We focus heavily on the technical side of our business with respect to our frontline staff. If they are lucky, we may talk to them about customer service or send them to a class. But if we are going to create an atmosphere of mutual respect with our customers and peers, it starts by building a foundation. Hire people who aren’t just technically savvy, but actually like other people and want to help them out. Make relationship building an important and consistent topic in your meetings. Then walk the talk. Show them by example what you mean. If your team is out there not only fixing problems but also actively building relationships, you are well on your way to earning the respect you deserve.

Kenneth Maddock is quality director of healthcare technologies at Aramark. He is a member of the BI&T Editorial Board for AAMI and a former member of the AAMI Board of Directors.


3 thoughts on “Kenneth Maddock: Building a Foundation for Respect

  1. I like to tell people: Biomeds don’t just fix technology; our primary job is to fix caregivers with technology problems. I also say our most valuable tools are the relationships we build with all the various people in the care environment: clinicians on one side and vendors and other support staff on the other. Some of the most difficult fixes don’t involve physical use of tools, they involve understanding the true nature of clinician needs, being a catalyst, putting together caregivers with problems, and leading a team of vendors or support staff who have answers and resources. Sometimes it is helping a caregiver to see the answer to a problem that is hiding in plain sight. Sometimes it’s just showing up. In today’s complex care environment, even small things can break the matrix that is safe, high-quality patient care.

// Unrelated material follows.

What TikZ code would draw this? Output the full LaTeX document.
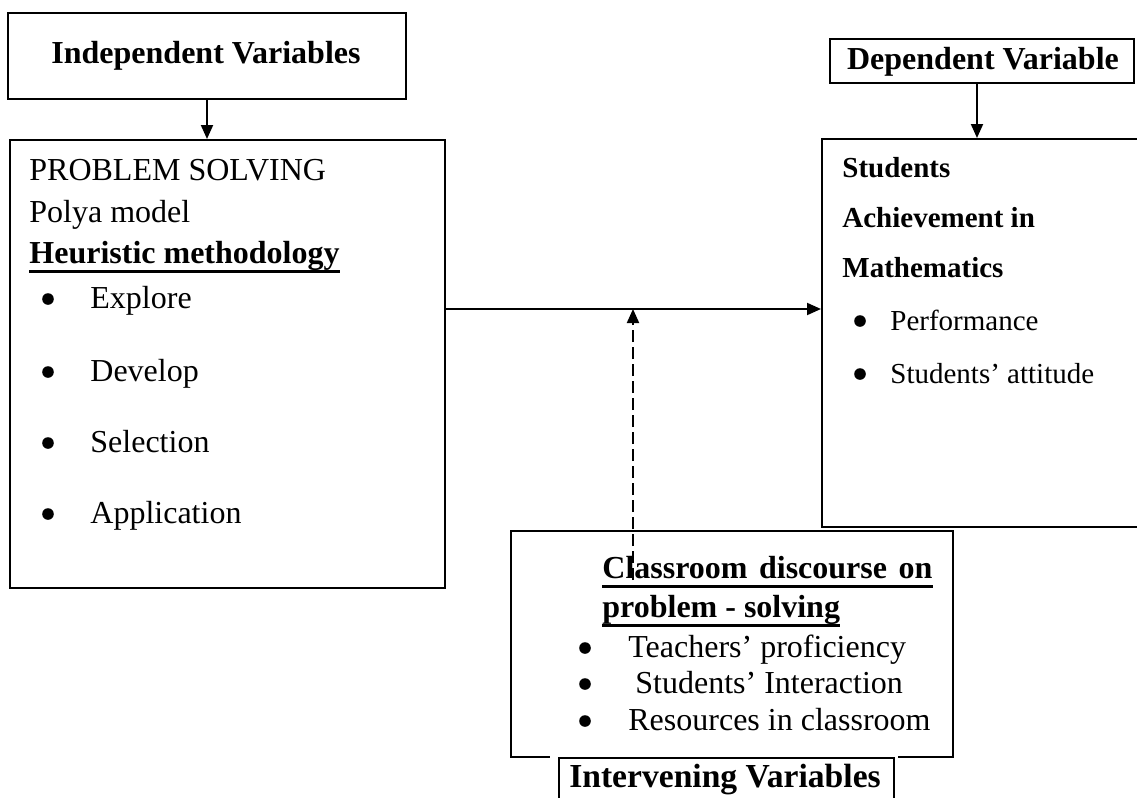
\documentclass[tikz,border=0pt]{standalone}
\usepackage{fontspec}
\setmainfont{Liberation Serif}
\usetikzlibrary{arrows.meta}
\tikzset{
  box/.style={draw, line width=1pt, rectangle, inner sep=0pt, anchor=north west},
  arr/.style={line width=1pt, -{Triangle[length=7pt,width=6pt]}},
  txt/.style={inner sep=0pt, anchor=base west, font=\fontsize{16}{19}\selectfont},
  txtb/.style={txt, font=\fontsize{16}{19}\selectfont\bfseries},
  rtxt/.style={inner sep=0pt, anchor=base west, font=\fontsize{14.5}{17}\selectfont},
  rtxtb/.style={rtxt, font=\fontsize{14.5}{17}\selectfont\bfseries},
  dot/.style={circle, fill=black, inner sep=0pt, minimum size=5.8pt},
  ul/.style={line width=1.5pt},
}
\begin{document}
\begin{tikzpicture}[x=0.5pt,y=-0.5pt]
\useasboundingbox (0,0) rectangle (1137,798);
% boxes
\node[box, minimum width=199pt, minimum height=43.25pt] (indep) at (7,11.5) {};
\node[inner sep=0pt, anchor=base, font=\fontsize{16}{19}\selectfont\bfseries] (indept) at (206,63) {Independent Variables};
\node[box, minimum width=152pt, minimum height=22pt] (dep) at (829,38) {};
\node[inner sep=0pt, anchor=base, font=\fontsize{16}{19}\selectfont\bfseries] (dept) at (983,69) {Dependent Variable};
\node[box, minimum width=217.5pt, minimum height=224pt] (prob) at (9,139) {};
\node[box, minimum width=165pt, minimum height=194pt] (stud) at (821,138) {};
\node[box, minimum width=221pt, minimum height=113pt] (class) at (510,530) {};
\fill[white] (550,752) rectangle (898,800);
\node[box, fill=white, minimum width=167.5pt, minimum height=30pt] (interv) at (558,757) {};
\node[inner sep=0pt, anchor=base, font=\fontsize{16.8}{19}\selectfont\bfseries] (intervt) at (725,787) {Intervening Variables};

% left box text
\node[txt] (ps) at (29,180) {PROBLEM SOLVING};
\node[txt] (polya) at (29,222) {Polya model};
\node[txtb] (heur) at (29,263) {Heuristic methodology};
\draw[ul] ([yshift=-4pt]heur.base west) -- ([yshift=-4pt]heur.base east);
\node[dot] (b1) at (48,299) {};
\node[txt] (l1) at (90,308) {Explore};
\node[dot] (b2) at (48,372) {};
\node[txt] (l2) at (90,381) {Develop};
\node[dot] (b3) at (48,443) {};
\node[txt] (l3) at (90,452) {Selection};
\node[dot] (b4) at (48,514) {};
\node[txt] (l4) at (90,523) {Application};

% right box text
\node[rtxtb] (r1) at (842,177) {Students};
\node[rtxtb] (r2) at (842,227) {Achievement in};
\node[rtxtb] (r3) at (842,277) {Mathematics};
\node[dot] (rb1) at (860,321) {};
\node[rtxt] (r4) at (890,330) {Performance};
\node[dot] (rb2) at (860,374) {};
\node[rtxt] (r5) at (890,383) {Students’ attitude};

% classroom box text
\node[txtb] (c1) at (602,578) {Classroom\hskip 0.36em discourse\hskip 0.36em on};
\draw[ul] ([yshift=-4pt]c1.base west) -- ([yshift=-4pt]c1.base east);
\node[txtb] (c2) at (602,617) {problem - solving};
\draw[ul] ([yshift=-4pt]c2.base west) -- ([yshift=-4pt]c2.base east);
\node[dot] (cb1) at (585,648) {};
\node[txt] (c3) at (628,657) {Teachers’ proficiency};
\node[dot] (cb2) at (585,684) {};
\node[txt] (c4) at (635,693) {Students’ Interaction};
\node[dot] (cb3) at (585,721) {};
\node[txt] (c5) at (628,730) {Resources in classroom};

% connectors
\coordinate (hy) at (0,309);
\coordinate (dashbot) at (633,580);
\draw[arr] (indep.south) -- (indep.south |- prob.north);
\draw[arr] ([xshift=-2.5pt]dep.south) -- ([xshift=-2.5pt]dep.south |- stud.north);
\draw[arr] (prob.east |- hy) -- (stud.west |- hy);
\draw[arr, dash pattern=on 6pt off 2.5pt] (dashbot) -- (dashbot |- hy);
\end{tikzpicture}
\end{document}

    This concept is just one of the reasons I am a very vocal proponent of a BMET’s “right to repair” and urge my fellow biomeds to do the same. OEM reps cannot bring the same kind of safety, service, and value to the care environment as the biomed who is embedded, engaged, invested, and trusted by the care team. OEM reps can be resources and partners, but it is the BMET who sees in a larger scale what needs to be done and gets the resources to the target in support of the care mission.

  2. Well said! Relationships are everything. Staff must also think long term with regard to relationships. Don’t burn bridges. Don’t win the battle on a particular issue and lose the relationship.

  3. I agree with Ken’s comments. Unfortunately, I suspect that those folks who are very poor at communicating are not reading these kinds of articles. Having said that, I also suspect that the real frustration comes in getting respect at higher levels than the front-line interactions: department managers and administrators. This can be really challenging when decisions are sometimes made outside of the hospital at a corporate headquarter. If a HTM department is lucky, it has a manager/supervisor who has the skills to go meet with department managers regularly. See them where they are NOT having problems. Find ways to market your department with them by perhaps giving them useful reports, etc. Same is true for administrators. Just doing a great job fixing things won’t be enough to get an administrator’s attention.